— Problem to solve —
Restate the full listing word for word and leave the pictures out.

— Data lines —
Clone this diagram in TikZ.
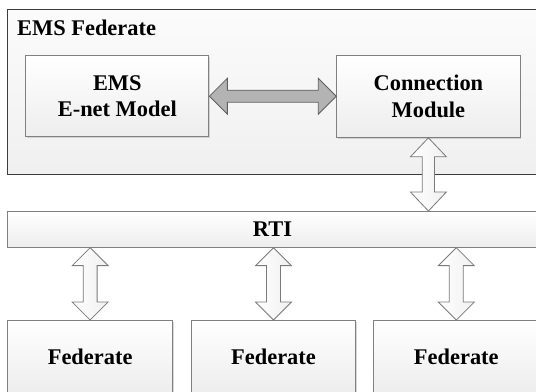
\documentclass[tikz,border=0pt]{standalone}
\usepackage{fontspec}
\setmainfont{Liberation Serif}
\usetikzlibrary{calc,shadows}
\definecolor{boxline}{HTML}{808080}
\definecolor{outerline}{HTML}{3C3C3C}
\definecolor{harrowfill}{HTML}{B3B3B3}
\definecolor{harrowline}{HTML}{5E5E5E}
\definecolor{varrowline}{HTML}{7A7A7A}
\tikzset{
  lbl/.style={font=\fontsize{22.5}{27}\selectfont\bfseries, text=black},
  box/.style={lbl, draw=boxline, line width=1bp, rectangle, align=center,
    top color=white, bottom color=black!7, inner sep=0pt,
    drop shadow={shadow xshift=1.2bp, shadow yshift=-1.2bp, fill=black!30, opacity=0.5}},
  outerbox/.style={draw=outerline, line width=1.1bp, rectangle, inner sep=0pt,
    top color=black!1.5, bottom color=black!6},
  harrow/.style={draw=harrowline, fill=harrowfill, line width=0.8bp, line join=miter},
  varrow/.style={draw=varrowline, left color=white, right color=black!6, line width=0.8bp, line join=miter},
}
\newcommand\dblvarrow[4]{%
  \draw[varrow] let \p1=(#1), \p2=(#2) in
    (\p1) -- (\x1+18pt,\y1-#3) -- (\x1+#4,\y1-#3) -- (\x1+#4,\y2+#3)
    -- (\x1+18pt,\y2+#3) -- (\x1,\y2) -- (\x1-18pt,\y2+#3) -- (\x1-#4,\y2+#3)
    -- (\x1-#4,\y1-#3) -- (\x1-18pt,\y1-#3) -- cycle;}
\newcommand\dblharrow[2]{%
  \draw[harrow] let \p1=(#1), \p2=(#2) in
    (\p1) -- (\x1+18pt,\y1+18pt) -- (\x1+18pt,\y1+6pt) -- (\x2-18pt,\y1+6pt)
    -- (\x2-18pt,\y1+18pt) -- (\x2,\y1) -- (\x2-18pt,\y1-18pt) -- (\x2-18pt,\y1-6pt)
    -- (\x1+18pt,\y1-6pt) -- (\x1+18pt,\y1-18pt) -- cycle;}
\begin{document}
\begin{tikzpicture}[x=1bp,y=1bp]
\useasboundingbox (0,0) rectangle (536,-391);
\clip (0,0) rectangle (536,-391);
\fill[white] (0,0) rectangle (536,-391);
% EMS federate container
\node[outerbox, anchor=north west, minimum width=535bp, minimum height=165bp] (fedbox) at (7,-9) {};
\node[lbl, anchor=base west, inner sep=0pt] (fedlabel) at (17,-35) {EMS Federate};
% inner boxes
\node[box, minimum width=183.3bp, minimum height=81bp] (ems) at (117.3,-96.2) {EMS\\E-net Model};
\node[box, minimum width=183.3bp, minimum height=81.6bp] (conn) at (428.4,-96.5) {Connection\\Module};
% RTI
\node[box, anchor=north west, minimum width=530bp, minimum height=35.7bp] (rti) at (7,-211) {RTI};
% federates
\node[box, anchor=north west, minimum width=165.3bp, minimum height=72bp] (f1) at (7,-320) {Federate};
\node[box, anchor=north west, minimum width=164bp, minimum height=72bp] (f2) at (191,-320) {Federate};
\node[box, anchor=north west, minimum width=165bp, minimum height=72bp] (f3) at (373.3,-320) {Federate};
% arrows
\dblharrow{ems.east}{conn.west}
\dblvarrow{conn.south}{conn.south |- rti.north}{19pt}{6.2pt}
\dblvarrow{rti.south -| f1.north}{f1.north}{18pt}{7pt}
\dblvarrow{rti.south -| f2.north}{f2.north}{18pt}{7pt}
\dblvarrow{rti.south -| f3.north}{f3.north}{18pt}{7pt}
\end{tikzpicture}
\end{document}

— Correct result —
Clone this diagram in TikZ.
\documentclass[tikz,border=0pt]{standalone}
\usepackage{fontspec}
\setmainfont{Liberation Serif}
\usetikzlibrary{calc,shadows}
\definecolor{boxline}{HTML}{808080}
\definecolor{outerline}{HTML}{3C3C3C}
\definecolor{harrowfill}{HTML}{B3B3B3}
\definecolor{harrowline}{HTML}{5E5E5E}
\definecolor{varrowline}{HTML}{7A7A7A}
\tikzset{
  lbl/.style={font=\fontsize{22.5}{27}\selectfont\bfseries, text=black},
  box/.style={lbl, draw=boxline, line width=1bp, rectangle, align=center,
    top color=white, bottom color=black!7, inner sep=0pt,
    drop shadow={shadow xshift=1.2bp, shadow yshift=-1.2bp, fill=black!30, opacity=0.5}},
  outerbox/.style={draw=outerline, line width=1.1bp, rectangle, inner sep=0pt,
    top color=black!1.5, bottom color=black!6},
  harrow/.style={draw=harrowline, fill=harrowfill, line width=0.8bp, line join=miter},
  varrow/.style={draw=varrowline, left color=white, right color=black!6, line width=0.8bp, line join=miter},
}
\newcommand\dblvarrow[4]{%
  \draw[varrow] let \p1=(#1), \p2=(#2) in
    (\p1) -- (\x1+18pt,\y1-#3) -- (\x1+#4,\y1-#3) -- (\x1+#4,\y2+#3)
    -- (\x1+18pt,\y2+#3) -- (\x1,\y2) -- (\x1-18pt,\y2+#3) -- (\x1-#4,\y2+#3)
    -- (\x1-#4,\y1-#3) -- (\x1-18pt,\y1-#3) -- cycle;}
\newcommand\dblharrow[2]{%
  \draw[harrow] let \p1=(#1), \p2=(#2) in
    (\p1) -- (\x1+18pt,\y1+18pt) -- (\x1+18pt,\y1+6pt) -- (\x2-18pt,\y1+6pt)
    -- (\x2-18pt,\y1+18pt) -- (\x2,\y1) -- (\x2-18pt,\y1-18pt) -- (\x2-18pt,\y1-6pt)
    -- (\x1+18pt,\y1-6pt) -- (\x1+18pt,\y1-18pt) -- cycle;}
\begin{document}
\begin{tikzpicture}[x=1bp,y=1bp]
\useasboundingbox (0,0) rectangle (536,-391);
\clip (0,0) rectangle (536,-391);
\fill[white] (0,0) rectangle (536,-391);
% EMS federate container
\node[outerbox, anchor=north west, minimum width=535bp, minimum height=165bp] (fedbox) at (7,-9) {};
\node[lbl, anchor=base west, inner sep=0pt] (fedlabel) at (17,-35) {EMS Federate};
% inner boxes
\node[box, minimum width=183.3bp, minimum height=81bp] (ems) at (117.3,-96.2) {EMS\\E-net Model};
\node[box, minimum width=183.3bp, minimum height=81.6bp] (conn) at (428.4,-96.5) {Connection\\Module};
% RTI
\node[box, anchor=north west, minimum width=530bp, minimum height=35.7bp] (rti) at (7,-211) {RTI};
% federates
\node[box, anchor=north west, minimum width=165.3bp, minimum height=72bp] (f1) at (7,-320) {Federate};
\node[box, anchor=north west, minimum width=164bp, minimum height=72bp] (f2) at (191,-320) {Federate};
\node[box, anchor=north west, minimum width=165bp, minimum height=72bp] (f3) at (373.3,-320) {Federate};
% arrows
\dblharrow{ems.east}{conn.west}
\dblvarrow{conn.south}{conn.south |- rti.north}{19pt}{6.2pt}
\dblvarrow{rti.south -| f1.north}{f1.north}{18pt}{7pt}
\dblvarrow{rti.south -| f2.north}{f2.north}{18pt}{7pt}
\dblvarrow{rti.south -| f3.north}{f3.north}{18pt}{7pt}
\end{tikzpicture}
\end{document}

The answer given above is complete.